*INSTRUCTION:*
Restate the listing below word for word, omitting any images.

*EXERCISE MATERIAL:*
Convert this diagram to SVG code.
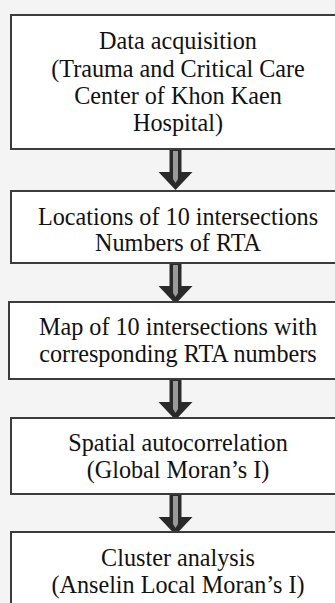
<svg xmlns="http://www.w3.org/2000/svg" width="335" height="603" viewBox="0 0 335 603">
<defs>
<style>
.box{fill:#ffffff;stroke:#3c3c3c;stroke-width:2}
.t{font-family:"Liberation Serif","Times New Roman",serif;font-size:24.2px;fill:#111;text-anchor:middle}
.ar{fill:#2a2a2a}
.ai{fill:#9a9a9a}
</style>
<g id="arrow">
<path class="ar" d="M-6,0 H6 V22 H17 L0,40 L-17,22 H-6 Z"/>
<path class="ai" d="M-2.5,1 H2.5 V29 L0,33 L-2.5,29 Z"/>
</g>
</defs>
<rect width="335" height="603" fill="#f4f4f4"/>
<g id="connectors">
<use href="#arrow" x="175.5" y="150"/>
<use href="#arrow" x="175.5" y="264"/>
<use href="#arrow" x="175.5" y="380"/>
<use href="#arrow" x="175.5" y="495"/>
</g>
<g id="n1">
<rect class="box" x="11" y="15" width="340" height="134"/>
<text class="t" x="178" y="49">Data acquisition</text>
<text class="t" x="178" y="76.5">(Trauma and Critical Care</text>
<text class="t" x="178" y="103.5">Center of Khon Kaen</text>
<text class="t" x="178" y="130.5">Hospital)</text>
</g>
<g id="n2">
<rect class="box" x="11" y="191" width="340" height="72"/>
<text class="t" x="178" y="224.5">Locations of 10 intersections</text>
<text class="t" x="178" y="251">Numbers of RTA</text>
</g>
<g id="n3">
<rect class="box" x="9" y="302" width="340" height="77"/>
<text class="t" x="178" y="335">Map of 10 intersections with</text>
<text class="t" x="178" y="362">corresponding RTA numbers</text>
</g>
<g id="n4">
<rect class="box" x="11" y="418" width="340" height="76"/>
<text class="t" x="178" y="451">Spatial autocorrelation</text>
<text class="t" x="178" y="477.5">(Global Moran’s I)</text>
</g>
<g id="n5">
<rect class="box" x="11" y="532" width="340" height="90"/>
<text class="t" x="178" y="566">Cluster analysis</text>
<text class="t" x="178" y="592.5">(Anselin Local Moran’s I)</text>
</g>
</svg>
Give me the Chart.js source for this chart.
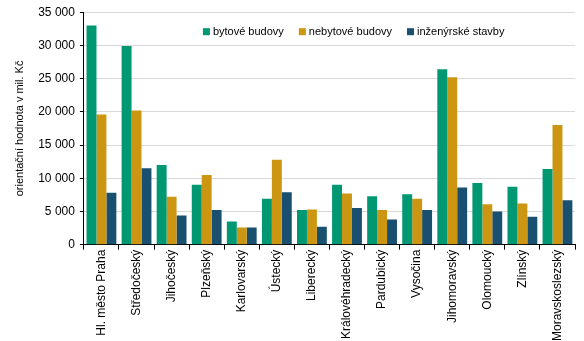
<!DOCTYPE html>
<html>
<head>
<meta charset="utf-8">
<script src="https://cdn.jsdelivr.net/npm/chart.js@4/dist/chart.umd.min.js"></script>
<style>
html,body{margin:0;padding:0;background:#fff;}
#wrap{width:584px;height:341px;position:relative;}
</style>
</head>
<body>
<div id="wrap"><canvas id="c"></canvas></div>
<script>
const categories = ["Hl. město Praha","Středočeský","Jihočeský","Plzeňský","Karlovarský","Ústecký","Liberecký","Královéhradecký","Pardubický","Vysočina","Jihomoravský","Olomoucký","Zlínský","Moravskoslezský"];
const bytove = [33000,29900,12000,9000,3500,6900,5200,9000,7300,7600,26400,9300,8700,11400];
const nebytove = [19600,20200,7200,10500,2600,12800,5300,7700,5200,6900,25200,6100,6200,18000];
const inzenyrske = [7800,11500,4400,5200,2600,7900,2700,5500,3800,5200,8600,5000,4200,6700];
const seriesNames = ["bytové budovy","nebytové budovy","inženýrské stavby"];
const yTitle = "orientační hodnota v mil. Kč";

const FONT = "'Liberation Sans', Arial, sans-serif";
Chart.defaults.font.family = FONT;
Chart.defaults.font.size = 11;
Chart.defaults.color = '#000';

// legend drawn inside the plot area, fed from the chart's datasets
const insideLegend = {
  id: 'insideLegend',
  afterDraw(chart) {
    const ctx = chart.ctx, area = chart.chartArea;
    ctx.save();
    ctx.font = "11px " + FONT;
    ctx.textBaseline = 'middle';
    let x = area.left + 119;
    const y = area.top + 19;
    chart.data.datasets.forEach(ds => {
      ctx.fillStyle = ds.backgroundColor;
      ctx.fillRect(x, y - 3, 7, 7);
      ctx.fillStyle = '#000';
      ctx.fillText(ds.label, x + 10, y + 1);
      x += 10 + ctx.measureText(ds.label).width + 15;
    });
    ctx.restore();
  }
};

new Chart(document.getElementById('c'), {
  type: 'bar',
  data: {
    labels: categories,
    datasets: [
      {label: seriesNames[0], data: bytove, backgroundColor: '#009872'},
      {label: seriesNames[1], data: nebytove, backgroundColor: '#cc9613'},
      {label: seriesNames[2], data: inzenyrske, backgroundColor: '#19506f'}
    ]
  },
  plugins: [insideLegend],
  options: {
    responsive: true,
    maintainAspectRatio: false,
    animation: false,
    datasets: {bar: {categoryPercentage: 0.85, barPercentage: 1.0}},
    layout: {padding: {left: 13, right: 9, top: 6, bottom: 0}},
    plugins: {
      legend: {display: false},
      tooltip: {enabled: false}
    },
    scales: {
      x: {
        grid: {display: true, drawOnChartArea: false, color: '#000', tickLength: 5, offset: true},
        border: {display: true, color: '#000', width: 1},
        ticks: {minRotation: 90, maxRotation: 90, autoSkip: false, padding: 0, font: {size: 12}, color: '#000'}
      },
      y: {
        min: 0, max: 35000,
        ticks: {stepSize: 5000, padding: 5, font: {size: 12}, color: '#000',
          callback: v => String(v).replace(/\B(?=(\d{3})+(?!\d))/g, ' ')},
        grid: {color: '#d9d9d9', tickLength: 4, tickColor: '#000'},
        border: {display: true, color: '#000', width: 1},
        title: {display: true, text: yTitle, font: {size: 11}, color: '#000', padding: {top: 0, bottom: 7}}
      }
    }
  }
});
</script>
</body>
</html>
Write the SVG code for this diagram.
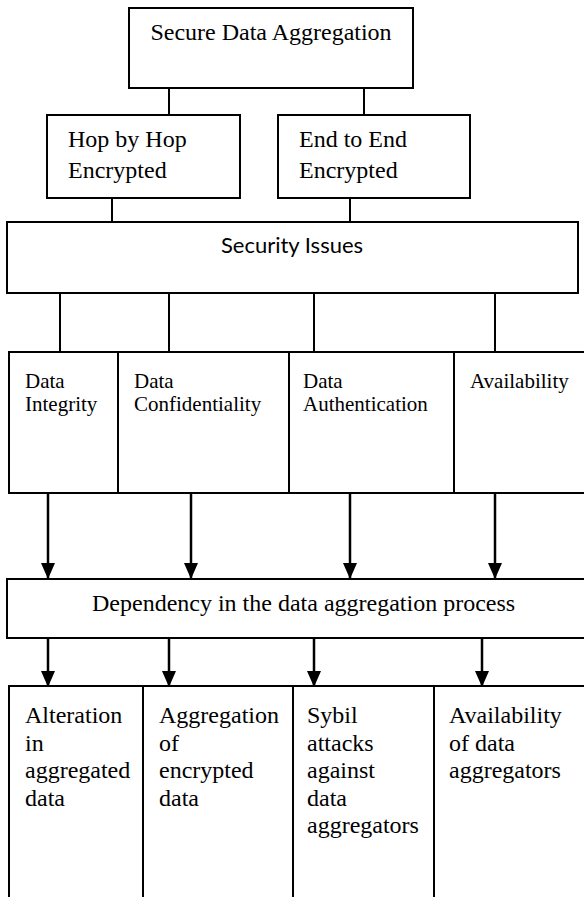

*FINAL ANSWER:*
Convert this diagram to SVG code.
<svg xmlns="http://www.w3.org/2000/svg" width="335" height="603" viewBox="0 0 335 603">
<defs>
<style>
.box{fill:#ffffff;stroke:#3c3c3c;stroke-width:2}
.t{font-family:"Liberation Serif","Times New Roman",serif;font-size:24.2px;fill:#111;text-anchor:middle}
.ar{fill:#2a2a2a}
.ai{fill:#9a9a9a}
</style>
<g id="arrow">
<path class="ar" d="M-6,0 H6 V22 H17 L0,40 L-17,22 H-6 Z"/>
<path class="ai" d="M-2.5,1 H2.5 V29 L0,33 L-2.5,29 Z"/>
</g>
</defs>
<rect width="335" height="603" fill="#f4f4f4"/>
<g id="connectors">
<use href="#arrow" x="175.5" y="150"/>
<use href="#arrow" x="175.5" y="264"/>
<use href="#arrow" x="175.5" y="380"/>
<use href="#arrow" x="175.5" y="495"/>
</g>
<g id="n1">
<rect class="box" x="11" y="15" width="340" height="134"/>
<text class="t" x="178" y="49">Data acquisition</text>
<text class="t" x="178" y="76.5">(Trauma and Critical Care</text>
<text class="t" x="178" y="103.5">Center of Khon Kaen</text>
<text class="t" x="178" y="130.5">Hospital)</text>
</g>
<g id="n2">
<rect class="box" x="11" y="191" width="340" height="72"/>
<text class="t" x="178" y="224.5">Locations of 10 intersections</text>
<text class="t" x="178" y="251">Numbers of RTA</text>
</g>
<g id="n3">
<rect class="box" x="9" y="302" width="340" height="77"/>
<text class="t" x="178" y="335">Map of 10 intersections with</text>
<text class="t" x="178" y="362">corresponding RTA numbers</text>
</g>
<g id="n4">
<rect class="box" x="11" y="418" width="340" height="76"/>
<text class="t" x="178" y="451">Spatial autocorrelation</text>
<text class="t" x="178" y="477.5">(Global Moran’s I)</text>
</g>
<g id="n5">
<rect class="box" x="11" y="532" width="340" height="90"/>
<text class="t" x="178" y="566">Cluster analysis</text>
<text class="t" x="178" y="592.5">(Anselin Local Moran’s I)</text>
</g>
</svg>
Give me the Chart.js source for this chart.
<!DOCTYPE html>
<html>
<head>
<meta charset="utf-8">
<script src="https://cdn.jsdelivr.net/npm/chart.js@4/dist/chart.umd.min.js"></script>
<style>
html,body{margin:0;padding:0;background:#fff;}
#wrap{width:584px;height:341px;position:relative;}
</style>
</head>
<body>
<div id="wrap"><canvas id="c"></canvas></div>
<script>
const categories = ["Hl. město Praha","Středočeský","Jihočeský","Plzeňský","Karlovarský","Ústecký","Liberecký","Královéhradecký","Pardubický","Vysočina","Jihomoravský","Olomoucký","Zlínský","Moravskoslezský"];
const bytove = [33000,29900,12000,9000,3500,6900,5200,9000,7300,7600,26400,9300,8700,11400];
const nebytove = [19600,20200,7200,10500,2600,12800,5300,7700,5200,6900,25200,6100,6200,18000];
const inzenyrske = [7800,11500,4400,5200,2600,7900,2700,5500,3800,5200,8600,5000,4200,6700];
const seriesNames = ["bytové budovy","nebytové budovy","inženýrské stavby"];
const yTitle = "orientační hodnota v mil. Kč";

const FONT = "'Liberation Sans', Arial, sans-serif";
Chart.defaults.font.family = FONT;
Chart.defaults.font.size = 11;
Chart.defaults.color = '#000';

// legend drawn inside the plot area, fed from the chart's datasets
const insideLegend = {
  id: 'insideLegend',
  afterDraw(chart) {
    const ctx = chart.ctx, area = chart.chartArea;
    ctx.save();
    ctx.font = "11px " + FONT;
    ctx.textBaseline = 'middle';
    let x = area.left + 119;
    const y = area.top + 19;
    chart.data.datasets.forEach(ds => {
      ctx.fillStyle = ds.backgroundColor;
      ctx.fillRect(x, y - 3, 7, 7);
      ctx.fillStyle = '#000';
      ctx.fillText(ds.label, x + 10, y + 1);
      x += 10 + ctx.measureText(ds.label).width + 15;
    });
    ctx.restore();
  }
};

new Chart(document.getElementById('c'), {
  type: 'bar',
  data: {
    labels: categories,
    datasets: [
      {label: seriesNames[0], data: bytove, backgroundColor: '#009872'},
      {label: seriesNames[1], data: nebytove, backgroundColor: '#cc9613'},
      {label: seriesNames[2], data: inzenyrske, backgroundColor: '#19506f'}
    ]
  },
  plugins: [insideLegend],
  options: {
    responsive: true,
    maintainAspectRatio: false,
    animation: false,
    datasets: {bar: {categoryPercentage: 0.85, barPercentage: 1.0}},
    layout: {padding: {left: 13, right: 9, top: 6, bottom: 0}},
    plugins: {
      legend: {display: false},
      tooltip: {enabled: false}
    },
    scales: {
      x: {
        grid: {display: true, drawOnChartArea: false, color: '#000', tickLength: 5, offset: true},
        border: {display: true, color: '#000', width: 1},
        ticks: {minRotation: 90, maxRotation: 90, autoSkip: false, padding: 0, font: {size: 12}, color: '#000'}
      },
      y: {
        min: 0, max: 35000,
        ticks: {stepSize: 5000, padding: 5, font: {size: 12}, color: '#000',
          callback: v => String(v).replace(/\B(?=(\d{3})+(?!\d))/g, ' ')},
        grid: {color: '#d9d9d9', tickLength: 4, tickColor: '#000'},
        border: {display: true, color: '#000', width: 1},
        title: {display: true, text: yTitle, font: {size: 11}, color: '#000', padding: {top: 0, bottom: 7}}
      }
    }
  }
});
</script>
</body>
</html>
Write the SVG code for this diagram.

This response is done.